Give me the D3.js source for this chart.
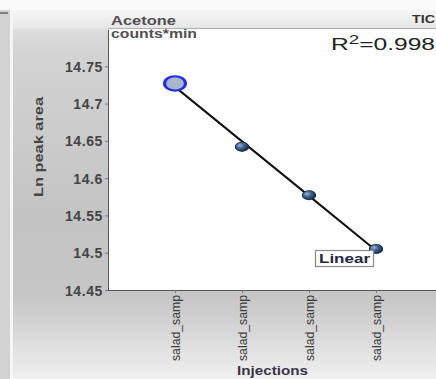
<!DOCTYPE html>
<html>
<head>
<meta charset="utf-8">
<script src="https://cdn.jsdelivr.net/npm/d3@7/dist/d3.min.js"></script>
<style>
  html, body { margin: 0; padding: 0; background: #fff; }
  svg { display: block; }
  text { font-family: "Liberation Sans", Arial, sans-serif; }
</style>
</head>
<body>
<svg id="chart" width="436" height="379"></svg>
<script>
// Injections and their natural-log peak areas (Acetone, TIC)
const injections = ["salad_samp 1", "salad_samp 2", "salad_samp 3", "salad_samp 4"];
const injectionLabels = ["salad_samp", "salad_samp", "salad_samp", "salad_samp"];
const lnPeakArea = [14.727, 14.642, 14.577, 14.505];
const yTicks = [14.45, 14.5, 14.55, 14.6, 14.65, 14.7, 14.75];
const yTickLabels = ["14.45", "14.5", "14.55", "14.6", "14.65", "14.7", "14.75"];
const rSquared = "0.998";

const svg = d3.select("#chart");
const W = 436, H = 379;
const plot = { left: 108, top: 29, right: 443, bottom: 290 };
const stretch = 1.45; // horizontal aspect of the markers

// Panel backgrounds
const defs = svg.append("defs");
const bg = defs.append("linearGradient").attr("id", "bgGrad").attr("x1", 0).attr("y1", 0).attr("x2", 0).attr("y2", 1);
[[0, "#e4e4e4"], [0.12, "#d3d3d3"], [0.55, "#c4c4c4"], [0.78, "#c6c6c6"], [1, "#f0f0f0"]]
  .forEach(([o, c]) => bg.append("stop").attr("offset", o).attr("stop-color", c));
const hdr = defs.append("linearGradient").attr("id", "hdrGrad").attr("x1", 0).attr("y1", 0).attr("x2", 0).attr("y2", 1);
[[0, "#f6f6f6"], [1, "#e6e6e6"]].forEach(([o, c]) => hdr.append("stop").attr("offset", o).attr("stop-color", c));
const ball = defs.append("radialGradient").attr("id", "ballGrad").attr("cx", 0.35).attr("cy", 0.35).attr("r", 0.7);
[[0, "#9fb6d3"], [0.45, "#3f6190"], [1, "#16263d"]].forEach(([o, c]) => ball.append("stop").attr("offset", o).attr("stop-color", c));

svg.append("rect").attr("width", W).attr("height", H).attr("fill", "#fafafa");
svg.append("rect").attr("x", 0).attr("y", 10).attr("width", 10).attr("height", H - 10).attr("fill", "#d2d2d2");
svg.append("line").attr("x1", 0).attr("x2", 8).attr("y1", 13).attr("y2", 13).attr("stroke", "#666").attr("stroke-width", 1.5);
svg.append("rect").attr("x", 13).attr("y", 10).attr("width", W - 13).attr("height", H - 10).attr("fill", "url(#bgGrad)");
svg.append("rect").attr("x", 13).attr("y", 10).attr("width", W - 13).attr("height", 19).attr("fill", "url(#hdrGrad)");
svg.append("line").attr("x1", 11.5).attr("x2", 11.5).attr("y1", 10).attr("y2", H).attr("stroke", "#f4f4f4").attr("stroke-width", 2);
svg.append("line").attr("x1", plot.left).attr("x2", W).attr("y1", 28.5).attr("y2", 28.5).attr("stroke", "#b0b0b0");

// Plot area
svg.append("rect").attr("x", plot.left).attr("y", plot.top).attr("width", plot.right - plot.left)
  .attr("height", plot.bottom - plot.top).attr("fill", "#ffffff");

const x = d3.scalePoint().domain(injections).range([plot.left, plot.right]).padding(1);
const y = d3.scaleLinear().domain([14.45, 14.8]).range([plot.bottom, plot.top]);

// Y axis
const yAxis = svg.append("g").attr("transform", `translate(${plot.left},0)`)
  .call(d3.axisLeft(y).tickValues(yTicks).tickSize(3).tickPadding(2)
    .tickFormat((d, i) => yTickLabels[i]));
yAxis.select(".domain").attr("stroke", "#555").attr("d", `M0.5,${plot.top + 1}V${plot.bottom + 0.5}`);
yAxis.selectAll(".tick line").attr("stroke", "#777");
yAxis.selectAll(".tick text").attr("fill", "#444").attr("font-size", 14).attr("font-weight", "bold")
  .attr("letter-spacing", "0.6px").attr("dy", "0.36em");

// X axis
const xAxis = svg.append("g").attr("transform", `translate(0,${plot.bottom})`)
  .call(d3.axisBottom(x).tickSize(3).tickFormat((d, i) => injectionLabels[i]));
xAxis.select(".domain").attr("stroke", "#555").attr("d", `M${plot.left},0.5H${W}`);
xAxis.selectAll(".tick line").attr("stroke", "#777");
xAxis.selectAll(".tick text")
  .attr("transform", "rotate(-90)")
  .attr("text-anchor", "end")
  .attr("x", -5).attr("y", 0).attr("dy", "0.35em")
  .attr("fill", "#3a3a3a").attr("font-size", 12)
  .attr("textLength", 66).attr("lengthAdjust", "spacingAndGlyphs");

// Axis titles
svg.append("text").attr("transform", `translate(43,147) rotate(-90)`).attr("text-anchor", "middle")
  .attr("font-size", 12).attr("font-weight", "bold").attr("fill", "#444")
  .attr("textLength", 100).attr("lengthAdjust", "spacingAndGlyphs")
  .text("Ln peak area");
svg.append("text").attr("x", 237).attr("y", 375)
  .attr("font-size", 13).attr("font-weight", "bold").attr("fill", "#3b3348")
  .attr("textLength", 71).attr("lengthAdjust", "spacingAndGlyphs")
  .text("Injections");

// Header texts
svg.append("text").attr("x", 111).attr("y", 25).attr("font-size", 12.5).attr("font-weight", "bold").attr("fill", "#505050")
  .attr("textLength", 65).attr("lengthAdjust", "spacingAndGlyphs").text("Acetone");
svg.append("text").attr("x", 111).attr("y", 38).attr("font-size", 12.5).attr("font-weight", "bold").attr("fill", "#505050")
  .attr("textLength", 86).attr("lengthAdjust", "spacingAndGlyphs").text("counts*min");
svg.append("text").attr("x", 412).attr("y", 23).attr("font-size", 11.5).attr("font-weight", "bold").attr("fill", "#333")
  .attr("textLength", 23).attr("lengthAdjust", "spacingAndGlyphs").text("TIC");

// R² annotation
const r2 = svg.append("text").attr("x", 331).attr("y", 50)
  .attr("font-family", "'Open Sans', 'DejaVu Sans', sans-serif").attr("font-size", 17).attr("fill", "#222")
  .attr("textLength", 104).attr("lengthAdjust", "spacingAndGlyphs");
r2.append("tspan").text("R");
r2.append("tspan").attr("font-size", 13).attr("dy", -6).text("2");
r2.append("tspan").attr("dy", 6).text("=" + rSquared);

// Least-squares linear fit over the injection index
const xs = lnPeakArea.map((d, i) => i + 1);
const mx = d3.mean(xs), my = d3.mean(lnPeakArea);
const slope = d3.sum(xs, (v, i) => (v - mx) * (lnPeakArea[i] - my)) / d3.sum(xs, v => (v - mx) ** 2);
const intercept = my - slope * mx;
const fitted = xs.map(v => intercept + slope * v);

svg.append("path")
  .datum(injections.map((d, i) => [x(d), y(fitted[i])]))
  .attr("d", d3.line())
  .attr("stroke", "#111").attr("stroke-width", 2).attr("fill", "none");

// Points: selected first injection drawn highlighted
svg.selectAll("circle.pt").data(lnPeakArea).join("circle")
  .attr("class", "pt")
  .attr("transform", (d, i) => `translate(${x(injections[i])},${y(d)}) scale(${stretch},1)`)
  .attr("r", (d, i) => i === 0 ? 7.2 : 4.6)
  .attr("fill", (d, i) => i === 0 ? "#a9b6cb" : "url(#ballGrad)")
  .attr("stroke", (d, i) => i === 0 ? "#2430e0" : "#1a2b44")
  .attr("stroke-width", (d, i) => i === 0 ? 2.2 : 0.7);

// Fit type label
const lab = svg.append("g").attr("transform", `translate(315,250)`);
lab.append("rect").attr("x", 0.5).attr("y", 0.5).attr("width", 58).attr("height", 16)
  .attr("fill", "#fff").attr("stroke", "#8a8a8a").attr("stroke-width", 1.2);
lab.append("text").attr("x", 4).attr("y", 13)
  .attr("font-size", 12.5).attr("font-weight", "bold").attr("fill", "#262640")
  .attr("textLength", 51).attr("lengthAdjust", "spacingAndGlyphs").text("Linear");
</script>
</body>
</html>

- _DO THIS_: Write out, word for word, the lines from the start of the data through the one holding "const stretch = 1.45;". Omit pictures.

- _RESPONSE TO THIS EXERCISE_:
Give me the D3.js source for this chart.
<!DOCTYPE html>
<html>
<head>
<meta charset="utf-8">
<script src="https://cdn.jsdelivr.net/npm/d3@7/dist/d3.min.js"></script>
<style>
  html, body { margin: 0; padding: 0; background: #fff; }
  svg { display: block; }
  text { font-family: "Liberation Sans", Arial, sans-serif; }
</style>
</head>
<body>
<svg id="chart" width="436" height="379"></svg>
<script>
// Injections and their natural-log peak areas (Acetone, TIC)
const injections = ["salad_samp 1", "salad_samp 2", "salad_samp 3", "salad_samp 4"];
const injectionLabels = ["salad_samp", "salad_samp", "salad_samp", "salad_samp"];
const lnPeakArea = [14.727, 14.642, 14.577, 14.505];
const yTicks = [14.45, 14.5, 14.55, 14.6, 14.65, 14.7, 14.75];
const yTickLabels = ["14.45", "14.5", "14.55", "14.6", "14.65", "14.7", "14.75"];
const rSquared = "0.998";

const svg = d3.select("#chart");
const W = 436, H = 379;
const plot = { left: 108, top: 29, right: 443, bottom: 290 };
const stretch = 1.45; // horizontal aspect of the markers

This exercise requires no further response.